Die Klassiker: Enzian, Almrausch und Edelweiß

Die Klassiker unter den Bergblumen kommen zum Schluss. So ist es auch bei der Blüte. Gemeint sind Enzian, Almrausch und Edelweiß. Sie lieben die Höhe, lassen sich den kalten Wind um die Blüten wehen und die Sonne aufs Haupt scheinen. Große Temperaturgegensätze und kurze Vegetationsperiode sind für sie kein Problem. Anders sieht es da mit ihren Bewunderern aus, sie stellen nämlich sehr wohl ein Problem für den Bestand dieser Bergblumen dar. Für die Almrauschbuschen, die von Juni bis in den August hinein ganze rote Felder bilden können, sieht es noch am besten aus. Aber fast alle Enzianarten sind in ihrem Bestand gefährdet. Für den bayerischen Alpenraum sind das immerhin 19 verschiedene Arten.

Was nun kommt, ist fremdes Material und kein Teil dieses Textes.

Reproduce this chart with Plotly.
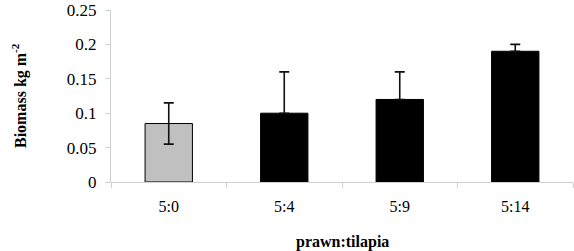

Am schlimmsten ist die Alpenblume schlechthin dran: das Edelweiß. In den bayerischen Bergen ist sie mit Ausnahme des Allgäus praktisch verschwunden. Und selbst auf den Grasbergen des Allgäus muss man seit vielen Jahrzehnten eine »Edelweißpolizei« einsetzen, um das begehrte Blümchen zu schützen. Dabei würde man das wirklich nicht vermuten, wenn man die trockene Beschreibung liest: weißfilzige oder grauwollig behaarte Staude von drei bis 15 Zentimetern mit gelblich-weißen Blüten.

Wie bei Schneerose, Aurikel und manch anderer Bergblume auch ist es eben die Faszination, dass unter den unwirtlichen Bedingungen des Hochgebirges Leben möglich ist. Und dass auch magere Kost und eisige Nächte der Schönheit keinen Abbruch tun.